Children love to play and stretch themselves. If you watch a group of children trying to climb a lovely old tree, the lower branches are not enough they need to see how high they can get – it's only once at the top of the tree that they start thinking about how to get back down!
This is the time in life when there’s little to worry about and you have the intrinsic belief that you are indestructible – it’s a lot of fun!
As parents we know that the world isn’t really like that but that doesn’t mean we want to be the men in white coats saying ‘don’t do this or that’. We need to ensure that they can do their learning in a safe environment so they can come down the tree in one piece and climb another tomorrow.
When buying an installing children’s equipment for the garden, there are a few simple rules which we follow and recommend to prevent healthy fun turning into an unscheduled trip to the local a&e department!
Here’s out top tips;
Keep activities as low as possible
- Platforms do not need to be particularly high – as long as access to the platform is via steps, children will feel like they are up high and in a special place.

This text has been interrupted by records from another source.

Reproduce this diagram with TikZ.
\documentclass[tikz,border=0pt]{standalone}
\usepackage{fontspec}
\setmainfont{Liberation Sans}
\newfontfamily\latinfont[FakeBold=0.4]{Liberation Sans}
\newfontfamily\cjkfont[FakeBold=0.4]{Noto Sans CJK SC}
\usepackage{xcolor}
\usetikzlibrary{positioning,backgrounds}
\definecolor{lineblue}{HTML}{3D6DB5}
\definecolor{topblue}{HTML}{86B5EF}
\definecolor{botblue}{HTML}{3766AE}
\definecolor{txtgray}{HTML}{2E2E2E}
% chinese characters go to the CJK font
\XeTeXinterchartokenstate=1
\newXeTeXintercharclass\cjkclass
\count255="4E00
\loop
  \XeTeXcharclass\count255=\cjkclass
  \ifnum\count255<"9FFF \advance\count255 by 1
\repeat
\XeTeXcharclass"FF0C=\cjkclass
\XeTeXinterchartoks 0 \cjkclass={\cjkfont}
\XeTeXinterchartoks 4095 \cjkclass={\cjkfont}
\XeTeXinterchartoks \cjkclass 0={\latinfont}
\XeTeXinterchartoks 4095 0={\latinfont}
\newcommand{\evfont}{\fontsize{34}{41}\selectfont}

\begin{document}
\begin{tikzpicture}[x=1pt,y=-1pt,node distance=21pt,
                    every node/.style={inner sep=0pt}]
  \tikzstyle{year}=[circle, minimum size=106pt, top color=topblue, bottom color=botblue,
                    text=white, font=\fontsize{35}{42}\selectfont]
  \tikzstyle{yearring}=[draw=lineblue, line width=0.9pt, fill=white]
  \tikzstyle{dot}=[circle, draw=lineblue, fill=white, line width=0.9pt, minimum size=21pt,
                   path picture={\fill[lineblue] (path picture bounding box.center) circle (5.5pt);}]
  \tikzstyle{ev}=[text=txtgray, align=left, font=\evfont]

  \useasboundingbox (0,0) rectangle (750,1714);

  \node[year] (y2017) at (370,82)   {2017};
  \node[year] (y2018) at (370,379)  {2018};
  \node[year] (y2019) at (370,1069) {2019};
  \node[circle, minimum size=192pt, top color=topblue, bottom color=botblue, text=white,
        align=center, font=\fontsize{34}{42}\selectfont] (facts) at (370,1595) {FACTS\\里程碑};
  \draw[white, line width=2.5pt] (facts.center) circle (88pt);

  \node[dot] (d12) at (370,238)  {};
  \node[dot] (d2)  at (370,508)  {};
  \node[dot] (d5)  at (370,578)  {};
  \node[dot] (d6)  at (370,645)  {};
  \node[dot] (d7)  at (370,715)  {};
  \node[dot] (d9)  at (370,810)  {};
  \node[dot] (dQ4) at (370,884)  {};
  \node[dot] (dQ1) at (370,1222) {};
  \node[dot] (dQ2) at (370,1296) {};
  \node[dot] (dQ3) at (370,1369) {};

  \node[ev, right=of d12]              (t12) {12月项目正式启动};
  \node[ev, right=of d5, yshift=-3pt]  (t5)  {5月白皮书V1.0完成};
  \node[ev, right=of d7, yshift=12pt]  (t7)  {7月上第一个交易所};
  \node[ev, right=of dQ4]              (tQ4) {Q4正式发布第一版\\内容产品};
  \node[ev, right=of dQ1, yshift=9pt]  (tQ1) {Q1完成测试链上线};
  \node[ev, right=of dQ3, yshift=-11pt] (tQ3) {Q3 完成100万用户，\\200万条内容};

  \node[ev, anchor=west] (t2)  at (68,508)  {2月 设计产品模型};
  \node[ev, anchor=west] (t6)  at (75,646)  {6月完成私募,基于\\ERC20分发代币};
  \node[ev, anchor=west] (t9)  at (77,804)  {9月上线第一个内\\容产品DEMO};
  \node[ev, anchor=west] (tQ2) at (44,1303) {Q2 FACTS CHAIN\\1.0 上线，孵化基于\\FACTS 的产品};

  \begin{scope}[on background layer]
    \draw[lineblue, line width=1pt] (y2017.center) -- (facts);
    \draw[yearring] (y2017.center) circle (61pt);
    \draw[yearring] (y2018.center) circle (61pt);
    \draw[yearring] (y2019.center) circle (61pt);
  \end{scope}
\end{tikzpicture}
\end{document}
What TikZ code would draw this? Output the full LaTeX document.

- Grass / soil is deemed a sufficient soft fall surface for up to 1 metre (that’s just over 3ft).
- A specific soft fall area is not just for safety but also provides an all-weather surface that will not become a mud bath in wet weather.
Take into account the age of the children
- During the life of the activity equipment, the children are going to change dramatically, from small toddlers a little unsure on their feet at the age of 2, to confident, adventurous young people aged 7 – this is important to remember when buying.
- The equipment should adapt to a growing child’s interests and abilities.
Keep equipment in good condition
- All equipment needs a regular check over, nothing stays new.
- Pay particular attention to moving parts and the state of soft fall areas.